Previous research has extensively explored text-based image generation using various model architectures and datasets. Diffusion-based models have gained attention for their success in handling large multimodal datasets. However, these models often inherit biases from their training data that raise questions about inclusiveness in generative models. While fairness in discriminative models has been well-studied, fair generative models are relatively limited. Some attempts to address bias in generative models have involved Generative Adversarial Network (GAN) based approaches and hard prompt searching methods, but they have limitations.
Proposed Method
ITI-GEN emerges as a groundbreaking approach to create inclusive prompts that capture a wide range of attributes and their combinations in the pursuit of Inclusive Text-to-Image Generation. This becomes especially valuable when dealing with attributes that are challenging to describe using conventional language or are underrepresented. ITI-GEN employs reference images as guiding beacons to offer unambiguous specifications of diverse attributes. The framework of ITI-GEN is structured in three main sections: an overview, a detailed discussion of the learning strategy, and a focus on the essential properties of the approach.
At its core, ITI-GEN aims to address the challenge of producing equal or controllable numbers of images representing various attribute combinations. This is achieved by introducing learnable inclusive tokens injected into the original prompts. These inclusive tokens serve as key components to represent specific attribute categories. ITI-GEN optimizes prompts entirely within the continuous embedding space, allowing for a more flexible and inclusive approach rather than relying on explicit language descriptions. It leverages reference images as a valuable resource to guide prompt learning and ensure that the prompts align with the attributes of these images. The result is a robust and adaptable framework that fosters inclusiveness across many attributes and offers fine control over generated image distributions.
ITI-GEN utilizes direction alignment and semantic consistency losses to guide the prompts effectively in the learning process. Direction alignment aligns the prompts' directions with those of the reference images by facilitating the learning of nuanced differences between various attribute categories. To address language drift and ensure that the prompts maintain their linguistic integrity, a semantic consistency loss is introduced. The optimization strategy involves pair-wise updates to the embeddings of inclusive tokens for different attribute categories to provide a comprehensive solution for prompt learning.
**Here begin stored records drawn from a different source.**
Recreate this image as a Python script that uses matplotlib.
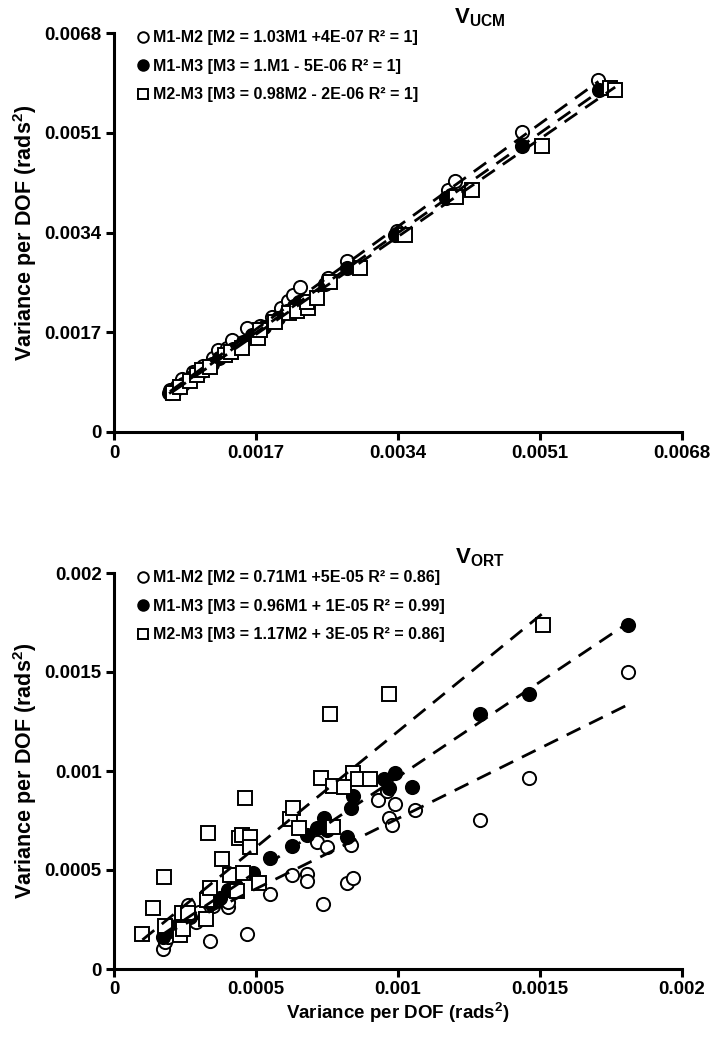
import matplotlib
matplotlib.use("Agg")
import matplotlib.pyplot as plt
import numpy as np

plt.rcParams['font.family'] = ['Liberation Sans', 'DejaVu Sans']
plt.rcParams['font.weight'] = 'bold'
plt.rcParams['mathtext.fontset'] = 'custom'
plt.rcParams['mathtext.bf'] = 'Liberation Sans:bold'
plt.rcParams['mathtext.rm'] = 'Liberation Sans:bold'

# ---------------- V_UCM data ----------------
ucm_m1m2_x = [0.00067, 0.00075, 0.00082, 0.00095, 0.00106, 0.00118, 0.00125, 0.00135, 0.00141, 0.00159,
              0.00175, 0.00189, 0.00200, 0.00208, 0.00214, 0.00223, 0.00256, 0.00279, 0.00339, 0.00400,
              0.00408, 0.00488, 0.00580]
ucm_m1m2_y = [0.00071, 0.00078, 0.00090, 0.00102, 0.00112, 0.00126, 0.00139, 0.00143, 0.00156, 0.00177,
              0.00180, 0.00196, 0.00212, 0.00224, 0.00233, 0.00247, 0.00262, 0.00292, 0.00343, 0.00412,
              0.00428, 0.00512, 0.00600]
ucm_m1m3_x = [0.00066, 0.00074, 0.00083, 0.00093, 0.00105, 0.00117, 0.00126, 0.00136, 0.00143, 0.00155,
              0.00165, 0.00180, 0.00196, 0.00207, 0.00215, 0.00222, 0.00253, 0.00279, 0.00337, 0.00398,
              0.00404, 0.00489, 0.00581]
ucm_m1m3_y = [0.00067, 0.00074, 0.00082, 0.00093, 0.00104, 0.00116, 0.00126, 0.00135, 0.00142, 0.00154,
              0.00165, 0.00179, 0.00195, 0.00206, 0.00214, 0.00221, 0.00252, 0.00279, 0.00336, 0.00398,
              0.00404, 0.00488, 0.00583]
ucm_m2m3_x = [0.00071, 0.00079, 0.00091, 0.00099, 0.00105, 0.00115, 0.00133, 0.00140, 0.00153, 0.00172,
              0.00175, 0.00193, 0.00210, 0.00219, 0.00232, 0.00231, 0.00243, 0.00259, 0.00295, 0.00348,
              0.00410, 0.00428, 0.00512, 0.00594, 0.00600]
ucm_m2m3_y = [0.00066, 0.00076, 0.00087, 0.00097, 0.00105, 0.00110, 0.00131, 0.00136, 0.00143, 0.00160,
              0.00173, 0.00187, 0.00203, 0.00207, 0.00211, 0.00221, 0.00228, 0.00255, 0.00280, 0.00335,
              0.00400, 0.00412, 0.00488, 0.00587, 0.00583]
ucm_slopes = [1.03, 1.0, 0.98]
ucm_intercepts = [4e-07, -5e-06, -2e-06]
ucm_labels = ["M1-M2 [M2 = 1.03M1 +4E-07 R² = 1]",
              "M1-M3 [M3 = 1.M1 - 5E-06 R² = 1]",
              "M2-M3 [M3 = 0.98M2 - 2E-06 R² = 1]"]
ucm_ticks = [0, 0.0017, 0.0034, 0.0051, 0.0068]
ucm_ticklabels = ["0", "0.0017", "0.0034", "0.0051", "0.0068"]

# ---------------- V_ORT data ----------------
ort_m1m2_x = [0.000174, 0.00018, 0.00019, 0.00021, 0.00024, 0.00026, 0.00029, 0.00030, 0.000338, 0.00035,
              0.0004, 0.0004, 0.00047, 0.00055, 0.000627, 0.00068, 0.00068, 0.000715, 0.000736, 0.00075,
              0.00082, 0.00084, 0.000835, 0.00093, 0.00096, 0.00097, 0.00098, 0.00099, 0.00106, 0.00129,
              0.00146, 0.00181]
ort_m1m2_y = [0.0001, 0.000135, 0.00016, 0.0002, 0.00022, 0.000325, 0.000235, 0.00029, 0.00014, 0.00032,
              0.000315, 0.00034, 0.000175, 0.00038, 0.000475, 0.00048, 0.000445, 0.00064, 0.00033, 0.000615,
              0.000435, 0.00046, 0.000625, 0.000855, 0.0009, 0.000765, 0.000725, 0.000835, 0.000805, 0.000755,
              0.000965, 0.0015]
ort_m1m3_x = [0.000173, 0.000187, 0.00022, 0.000268, 0.00034, 0.000373, 0.0004, 0.00043, 0.00049, 0.00055,
              0.000627, 0.00068, 0.000715, 0.00075, 0.00074, 0.00082, 0.000835, 0.00084, 0.00095, 0.00097,
              0.00099, 0.00105, 0.00129, 0.00146, 0.00181]
ort_m1m3_y = [0.00016, 0.000185, 0.000215, 0.000265, 0.000335, 0.00036, 0.0004, 0.00042, 0.000485, 0.00056,
              0.00062, 0.000675, 0.00071, 0.0007, 0.000765, 0.000665, 0.000815, 0.000875, 0.00096, 0.000915,
              0.00099, 0.00092, 0.00129, 0.00139, 0.001735]
ort_m2m3_x = [0.0001, 0.000137, 0.000176, 0.00018, 0.000232, 0.000243, 0.00024, 0.00026, 0.000324, 0.000327,
              0.00033, 0.000338, 0.00038, 0.00041, 0.000433, 0.00044, 0.00045, 0.000455, 0.00046, 0.00048,
              0.00048, 0.00051, 0.00062, 0.00063, 0.00065, 0.00073, 0.00076, 0.00077, 0.00077, 0.00081,
              0.00084, 0.00086, 0.0009, 0.00097, 0.00151]
ort_m2m3_y = [0.000175, 0.00031, 0.000465, 0.000215, 0.00017, 0.0002, 0.000285, 0.000285, 0.000255, 0.00035,
              0.000685, 0.00041, 0.000555, 0.000475, 0.000395, 0.00066, 0.000675, 0.000485, 0.000865, 0.000665,
              0.000615, 0.000435, 0.00076, 0.000815, 0.00071, 0.000965, 0.00129, 0.000925, 0.000715, 0.00092,
              0.00099, 0.00096, 0.00096, 0.00139, 0.001735]
ort_slopes = [0.71, 0.96, 1.17]
ort_intercepts = [5e-05, 1e-05, 3e-05]
ort_labels = ["M1-M2 [M2 = 0.71M1 +5E-05 R² = 0.86]",
              "M1-M3 [M3 = 0.96M1 + 1E-05 R² = 0.99]",
              "M2-M3 [M3 = 1.17M2 + 3E-05 R² = 0.86]"]
ort_ticks = [0, 0.0005, 0.001, 0.0015, 0.002]
ort_ticklabels = ["0", "0.0005", "0.001", "0.0015", "0.002"]

W, H = 722, 1050
fig = plt.figure(figsize=(W / 100, H / 100), dpi=100)

def px_axes(l, r, t, b):
    return fig.add_axes([l / W, 1 - b / H, (r - l) / W, (b - t) / H])

ax1 = px_axes(114, 682, 33, 432)
ax2 = px_axes(114, 682, 573, 969)

styles = [dict(marker='o', mfc='white', mec='black'),
          dict(marker='o', mfc='black', mec='black'),
          dict(marker='s', mfc='white', mec='black')]


def draw(ax, series, slopes, intercepts, labels, ticks, ticklabels, title, show_xlabel):
    handles = []
    for (x, y), st, s, b, lab in zip(series, styles, slopes, intercepts, labels):
        x = np.asarray(x)
        y = np.asarray(y)
        h, = ax.plot(x, y, ls='none', ms=9.5, mew=1.4, zorder=3, label=lab, **st)
        handles.append(h)
        xl = np.array([x.min(), x.max()])
        ax.plot(xl, s * xl + b, color='black', lw=2.0, ls=(0, (5.5, 3.5)), zorder=4)
    ax.set_xlim(ticks[0], ticks[-1])
    ax.set_ylim(ticks[0], ticks[-1])
    ax.set_xticks(ticks)
    ax.set_yticks(ticks)
    ax.set_xticklabels(ticklabels, fontsize=13.5, fontweight='bold')
    ax.set_yticklabels(ticklabels, fontsize=13.5, fontweight='bold')
    for sp in ['top', 'right']:
        ax.spines[sp].set_visible(False)
    for sp in ['left', 'bottom']:
        ax.spines[sp].set_linewidth(2.2)
    ax.tick_params(direction='out', length=6, width=2.2, pad=3)
    ax.set_ylabel("Variance per DOF (rads$^{2}$)", fontsize=15.5, fontweight='bold', labelpad=4)
    if show_xlabel:
        ax.set_xlabel("Variance per DOF (rads$^{2}$)", fontsize=13.5, fontweight='bold', labelpad=1)
    ax.text(0.644, 1.01, title, transform=ax.transAxes, ha='center', va='bottom', fontsize=16)
    leg = ax.legend(handles=handles, loc='upper left', bbox_to_anchor=(0.043, 1.007), frameon=False,
                    handlelength=0.6, handletextpad=0.3, labelspacing=0.85, borderaxespad=0,
                    borderpad=0, markerscale=0.8, prop=dict(size=11.5, weight='bold'))
    for t in leg.get_texts():
        t.set_fontweight('bold')


draw(ax1, [(ucm_m1m2_x, ucm_m1m2_y), (ucm_m1m3_x, ucm_m1m3_y), (ucm_m2m3_x, ucm_m2m3_y)],
     ucm_slopes, ucm_intercepts, ucm_labels, ucm_ticks, ucm_ticklabels,
     r"$\mathbf{V_{UCM}}$", False)
draw(ax2, [(ort_m1m2_x, ort_m1m2_y), (ort_m1m3_x, ort_m1m3_y), (ort_m2m3_x, ort_m2m3_y)],
     ort_slopes, ort_intercepts, ort_labels, ort_ticks, ort_ticklabels,
     r"$\mathbf{V_{ORT}}$", True)

fig.savefig("out.png", dpi=100)
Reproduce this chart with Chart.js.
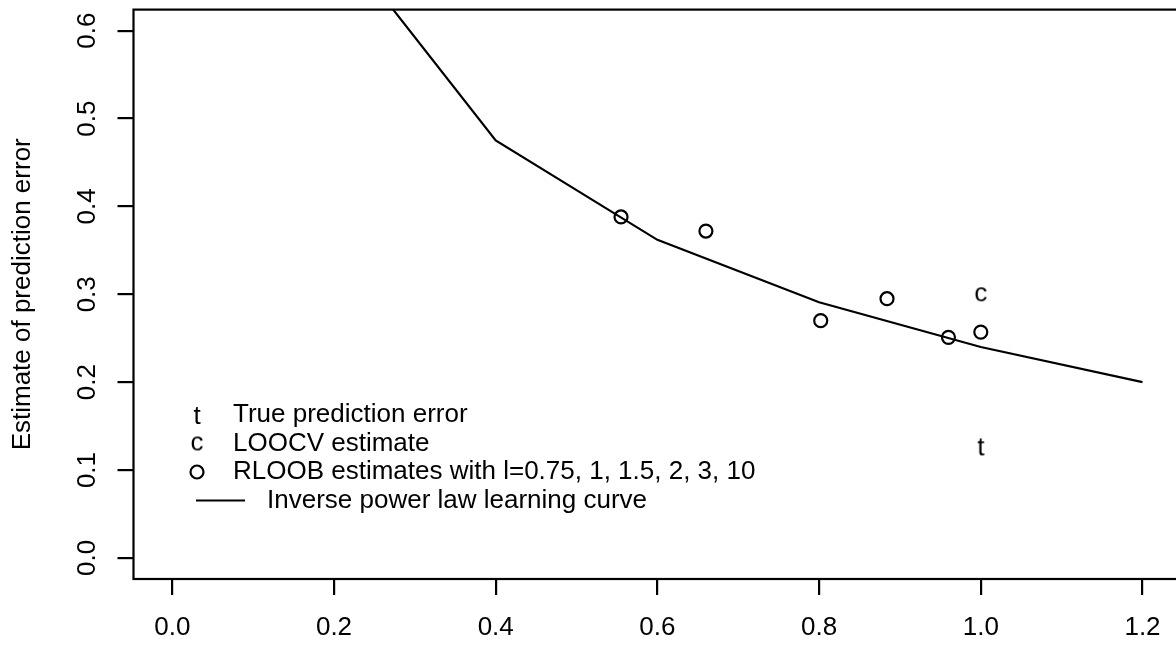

Additionally, ITI-GEN demonstrates remarkable generalizability across different models and offers exceptional efficiency by making it a versatile and practical tool for inclusive text-to-image generation.
Experimental Analysis
The experimental analysis showcases the compatibility of ITI-GEN with various state-of-the-art models and techniques by demonstrating its ability to promote inclusiveness and attribute control in image generation. The versatility of ITI-GEN in accommodating different models and conditions is highlighted, enhancing their capabilities without major modifications. The illustration of compatibility with ControlNet, a model capable of conditioning various inputs beyond text, highlights the versatility of ITI-GEN.
It is to be noted that by employing inclusive tokens designed for specific attributes, such as skin tone, ITI-GEN expands ControlNet's capabilities to generate images that manifest the desired attribute while maintaining distributional control. Furthermore, it is highlighted that ITI-GEN can also be integrated with a method for image editing guided by textual instructions called as InstructPix2Pix (IP2P). By utilizing ITI-GEN's attribute-specific tokens, the demonstration illustrates how it can enhance IP2P's inclusiveness on the target attribute, ensuring minimal interference with other image features like clothing and background.
The compatibility and synergy between ITI-GEN and these advanced models and techniques enable various applications. These include fine-grained attribute control and enhanced inclusiveness, achieved with minimal additional complexity or changes to the original models. This flexibility makes ITI-GEN a valuable tool for addressing various challenges in image generation and promoting the generation of diverse, inclusive, and controlled images.
Conclusion
In summary, ITI-GEN introduces a novel method for inclusive text-to-image generation that leverages reference images to enhance inclusiveness. ITI-GEN is a versatile and efficient approach that scales to multiple attributes and domains, supports complex prompts, and is compatible with existing text-to-image generative models. Extensive experiments showcase its effectiveness across various attributes. However, some limitations remain, including challenges with subtle attributes and the need for reference images. Mitigation strategies could involve integrating ITI-GEN with models offering robust controls.
*Important notice: arXiv publishes preliminary scientific reports that are not peer-reviewed and, therefore, should not be regarded as definitive, used to guide development decisions, or treated as established information in the field of artificial intelligence research.